Washington's municipal agencies are sitting on hundreds of thousands of duplicate digital images — redundant photographs, scanned documents, and graphics files stored across overlapping servers — and the problem has quietly compounded for more than a decade. The Office of the Chief Technology Officer, headquartered on 441 4th Street NW, is now leading an audit process to identify and purge the worst of the redundancy from city systems, a task that staff describe internally as far larger than originally anticipated.
The timing matters. Under the Trump administration's DOGE-driven federal restructuring, the line between what Washington's District government manages independently and what falls under federal digital infrastructure has grown blurrier. Several DC agencies share server architecture with federal counterparts, and the freeze on federal IT spending this spring created a pileup: routine image-replacement and deduplication workflows stalled, and files that should have been flagged for deletion remained on live servers instead. The result is a storage and retrieval headache that is also, increasingly, a budget problem.
A Problem Built Over Years, Not Months
The roots go back to at least 2014, when the DC government began an aggressive push to digitise records held by agencies including the Department of Consumer and Regulatory Affairs and the DC Public Library system, which operates branches from the Martin Luther King Jr. Memorial Library on G Street NW to neighborhood locations in Anacostia and Columbia Heights. Each digitisation project generated its own filing conventions, and almost none of them talked to each other. Images were saved in multiple resolutions, renamed inconsistently, and in many cases uploaded more than once when staff changed or project handoffs were mismanaged.
By 2020, internal assessments reportedly found that storage costs tied to duplicated assets were running into the hundreds of thousands of dollars annually across the District's portfolio of digital systems — though no single public figure has been officially published covering the full scope. The DC Public Schools system, which manages its own digital asset library for communications and curriculum materials, ran a separate deduplication effort in 2022 covering roughly 1.2 million files, according to a presentation given at a 2023 digital records conference hosted by the National Archives in College Park, Maryland.

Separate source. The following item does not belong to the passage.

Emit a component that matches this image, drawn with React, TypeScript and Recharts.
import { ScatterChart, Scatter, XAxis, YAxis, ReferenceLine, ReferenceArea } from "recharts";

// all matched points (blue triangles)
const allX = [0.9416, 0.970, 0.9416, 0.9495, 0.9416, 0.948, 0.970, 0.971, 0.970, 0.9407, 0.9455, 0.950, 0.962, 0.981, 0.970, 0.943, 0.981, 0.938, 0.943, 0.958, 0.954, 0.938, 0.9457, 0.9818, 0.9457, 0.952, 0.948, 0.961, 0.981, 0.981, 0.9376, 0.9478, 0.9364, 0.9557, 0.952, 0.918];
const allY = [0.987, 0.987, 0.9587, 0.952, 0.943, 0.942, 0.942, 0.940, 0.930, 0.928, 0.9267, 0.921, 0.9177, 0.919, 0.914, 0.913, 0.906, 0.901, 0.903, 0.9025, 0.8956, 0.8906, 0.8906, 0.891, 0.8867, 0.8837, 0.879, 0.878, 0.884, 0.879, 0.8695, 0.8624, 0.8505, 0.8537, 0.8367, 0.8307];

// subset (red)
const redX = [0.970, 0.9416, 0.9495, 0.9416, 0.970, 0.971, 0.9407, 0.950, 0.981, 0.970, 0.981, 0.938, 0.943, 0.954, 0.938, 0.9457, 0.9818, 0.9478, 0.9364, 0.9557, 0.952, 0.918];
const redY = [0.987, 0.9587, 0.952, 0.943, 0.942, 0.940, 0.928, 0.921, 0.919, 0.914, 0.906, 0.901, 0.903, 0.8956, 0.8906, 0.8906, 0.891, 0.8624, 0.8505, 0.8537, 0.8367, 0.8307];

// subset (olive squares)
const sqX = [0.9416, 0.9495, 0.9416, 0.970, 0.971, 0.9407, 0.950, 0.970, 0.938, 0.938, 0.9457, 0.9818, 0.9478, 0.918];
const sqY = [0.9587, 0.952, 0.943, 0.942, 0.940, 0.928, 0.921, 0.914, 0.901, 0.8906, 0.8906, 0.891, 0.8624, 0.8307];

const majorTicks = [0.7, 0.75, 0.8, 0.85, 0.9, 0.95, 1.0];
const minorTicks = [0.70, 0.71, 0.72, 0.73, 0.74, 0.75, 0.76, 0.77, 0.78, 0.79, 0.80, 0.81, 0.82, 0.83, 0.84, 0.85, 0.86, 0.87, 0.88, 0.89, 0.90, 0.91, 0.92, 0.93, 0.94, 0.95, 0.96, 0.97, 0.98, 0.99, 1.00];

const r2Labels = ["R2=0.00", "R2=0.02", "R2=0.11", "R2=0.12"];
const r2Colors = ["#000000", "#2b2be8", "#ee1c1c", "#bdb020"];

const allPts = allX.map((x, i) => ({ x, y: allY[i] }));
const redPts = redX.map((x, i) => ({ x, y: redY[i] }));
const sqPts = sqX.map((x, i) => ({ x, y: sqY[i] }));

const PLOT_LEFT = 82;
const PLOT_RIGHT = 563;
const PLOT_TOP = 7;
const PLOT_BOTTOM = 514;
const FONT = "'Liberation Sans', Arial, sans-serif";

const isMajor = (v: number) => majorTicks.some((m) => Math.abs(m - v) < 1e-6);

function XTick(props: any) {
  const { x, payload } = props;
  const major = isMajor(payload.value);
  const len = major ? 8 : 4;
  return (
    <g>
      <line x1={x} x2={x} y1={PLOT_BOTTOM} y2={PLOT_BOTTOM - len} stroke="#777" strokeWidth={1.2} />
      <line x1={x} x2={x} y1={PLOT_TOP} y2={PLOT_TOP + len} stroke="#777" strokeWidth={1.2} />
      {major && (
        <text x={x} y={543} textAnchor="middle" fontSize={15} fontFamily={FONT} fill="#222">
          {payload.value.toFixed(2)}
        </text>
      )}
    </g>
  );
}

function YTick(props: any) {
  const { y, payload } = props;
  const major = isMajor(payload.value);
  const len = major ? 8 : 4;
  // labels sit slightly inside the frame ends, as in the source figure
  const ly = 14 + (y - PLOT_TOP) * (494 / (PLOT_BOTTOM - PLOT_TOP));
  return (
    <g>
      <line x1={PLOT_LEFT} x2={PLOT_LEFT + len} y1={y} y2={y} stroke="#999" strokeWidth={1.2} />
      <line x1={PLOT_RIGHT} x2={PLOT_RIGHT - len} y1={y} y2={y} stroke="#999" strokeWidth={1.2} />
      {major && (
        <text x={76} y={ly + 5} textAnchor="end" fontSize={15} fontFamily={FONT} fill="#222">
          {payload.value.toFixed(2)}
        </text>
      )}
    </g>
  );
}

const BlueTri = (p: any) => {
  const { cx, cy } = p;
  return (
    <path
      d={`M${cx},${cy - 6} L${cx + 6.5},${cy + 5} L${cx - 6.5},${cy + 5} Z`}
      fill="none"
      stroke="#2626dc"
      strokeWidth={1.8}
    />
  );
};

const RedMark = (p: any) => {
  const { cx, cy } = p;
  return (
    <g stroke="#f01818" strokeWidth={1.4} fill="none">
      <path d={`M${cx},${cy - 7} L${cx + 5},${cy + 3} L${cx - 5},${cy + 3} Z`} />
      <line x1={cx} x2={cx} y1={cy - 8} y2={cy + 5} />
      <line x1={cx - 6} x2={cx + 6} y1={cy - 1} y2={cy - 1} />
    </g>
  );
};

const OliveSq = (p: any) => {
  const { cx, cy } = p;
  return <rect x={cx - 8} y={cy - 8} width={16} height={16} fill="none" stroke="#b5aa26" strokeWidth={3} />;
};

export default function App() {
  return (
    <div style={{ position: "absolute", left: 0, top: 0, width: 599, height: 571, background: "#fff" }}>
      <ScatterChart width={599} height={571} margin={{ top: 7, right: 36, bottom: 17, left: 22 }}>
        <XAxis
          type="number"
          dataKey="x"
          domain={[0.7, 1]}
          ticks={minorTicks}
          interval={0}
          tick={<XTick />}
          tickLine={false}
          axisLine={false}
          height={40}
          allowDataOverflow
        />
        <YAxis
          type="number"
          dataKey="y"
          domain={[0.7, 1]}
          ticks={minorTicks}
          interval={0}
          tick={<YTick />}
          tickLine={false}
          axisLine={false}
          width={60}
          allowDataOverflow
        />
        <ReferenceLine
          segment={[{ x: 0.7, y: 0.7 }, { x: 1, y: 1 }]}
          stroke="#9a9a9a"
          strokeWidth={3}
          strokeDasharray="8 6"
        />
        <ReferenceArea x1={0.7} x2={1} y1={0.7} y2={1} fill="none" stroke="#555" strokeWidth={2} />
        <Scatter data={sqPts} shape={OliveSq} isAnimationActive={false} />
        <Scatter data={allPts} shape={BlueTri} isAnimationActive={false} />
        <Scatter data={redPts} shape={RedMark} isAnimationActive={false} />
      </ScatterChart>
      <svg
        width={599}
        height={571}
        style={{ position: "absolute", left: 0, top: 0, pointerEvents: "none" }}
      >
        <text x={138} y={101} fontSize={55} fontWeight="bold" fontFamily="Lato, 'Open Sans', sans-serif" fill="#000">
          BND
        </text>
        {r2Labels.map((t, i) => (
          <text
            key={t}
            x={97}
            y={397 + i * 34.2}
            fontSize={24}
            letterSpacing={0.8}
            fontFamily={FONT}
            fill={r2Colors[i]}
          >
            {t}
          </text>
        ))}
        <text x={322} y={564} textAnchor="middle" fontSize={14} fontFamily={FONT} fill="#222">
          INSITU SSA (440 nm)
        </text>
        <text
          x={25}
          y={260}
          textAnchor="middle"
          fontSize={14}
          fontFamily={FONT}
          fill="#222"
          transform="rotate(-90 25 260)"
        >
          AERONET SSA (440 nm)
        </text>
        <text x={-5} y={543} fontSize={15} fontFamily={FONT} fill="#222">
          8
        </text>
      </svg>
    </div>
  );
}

The situation grew sharper this year. Mayor Muriel Bowser's fiscal year 2026 budget included a technology modernisation allocation for the Office of Unified Communications and related city IT arms, but sequencing of those funds has been complicated by the federal funding uncertainty that has shadowed District governance since January. Projects that require joint federal-District server access have seen approval delays of up to several months.
What the Cleanup Actually Involves
Deduplication at this scale is not a single software run. Technologists working on municipal systems distinguish between exact duplicates — identical files with the same hash value — and near-duplicates, which are visually identical images saved in different formats, resolutions, or with altered metadata. The latter category is far more expensive to resolve and requires human review or AI-assisted matching tools that the District is still in the process of procuring.
The Metropolitan Police Department and the DC Office of Planning both maintain large proprietary image libraries — aerial surveys, crime scene photograph archives, zoning documentation — that fall outside the scope of the current OCTO audit. Those agencies manage their deduplication internally, on separate timelines.
For residents and businesses interacting with DC systems, the practical impact shows up most visibly in the online permit and licensing portals managed by DCRA, where outdated or duplicated reference images have occasionally caused mismatches in property documentation. The agency acknowledged the issue in a March 2026 service update posted to its website, though it did not quantify the number of affected records.
The OCTO audit is expected to produce a phased remediation roadmap by the end of September 2026. Agencies will then be required to migrate to a unified digital asset management platform — a process likely to stretch into 2027. For anyone dealing with DC records requests or digital permitting between now and then, agency staff recommend submitting requests with as much identifying metadata as possible to reduce the chance of a duplicate file being returned in error.